Unmarked police vehicles moved in to block the car's exit from a car-wash bay, and officers tried to get the occupants to surrender.
In a bid to escape, the driver of the stolen car rammed it back and forth into the police vehicles that had boxed it in, said John Dooks, president of the Calgary Police Association, which represents rank-and-file officers. Police were standing outside the vehicles at the time, he added.
"To prevent him from escaping, to be of greater risk to the officers or to the public, one of our officers used deadly force to stop this person before he endangered any other lives," Dooks said. "Effectively he's using a vehicle as a weapon."
Four shots were fired into the stolen vehicle. Dooks said it would have been difficult for officers to shoot out the tires in such an enclosed space.
"You know he's not going to stop," he said. "You don't stop for police officers, … [you're] not going to stop for pedestrians or [passers-by]."
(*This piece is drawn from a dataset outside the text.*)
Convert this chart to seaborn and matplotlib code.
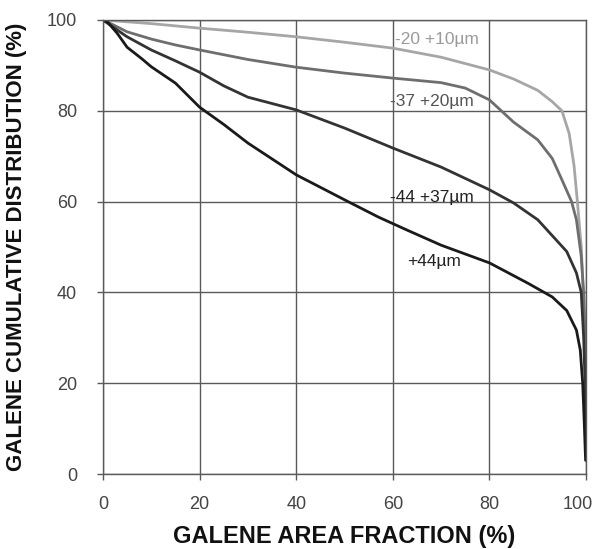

Raymond Waldron, who lives in an apartment complex behind the car wash, said he was awoken in the middle of the night by the sound of gunshots and called 911.
"We heard like a pop, pop, pop, and it sounded like gunshots. It looked like someone was chasing someone else," he said. "Then later, we found out it was police, they were trying to apprehend or chase someone afterwards."
Dooks said the officer who fired the shots was one of his former partners, and has at least 18 years of experience.
"A very well-seasoned officer, he is a firearms instructor. He's a very calm, cool and collected gentleman," Dooks told reporters.
Any shooting involving an officer triggers an automatic internal investigation. Dooks said he expects the investigation will vindicate the officer.
"No officer likes to be involved in a use-of-force situation where someone dies from it, but we're all trained and expected in a given situation to respond and do what's appropriate," he said.
The car wash, with several cars and trucks in the lot and one in a washing bay, was still blocked off with police tape on Wednesday.
Updates on the incident are now up to the Alberta Serious Incident Response Team, which investigates all shootings involving police, Calgary police said. The team has scheduled a news conference for Thursday morning.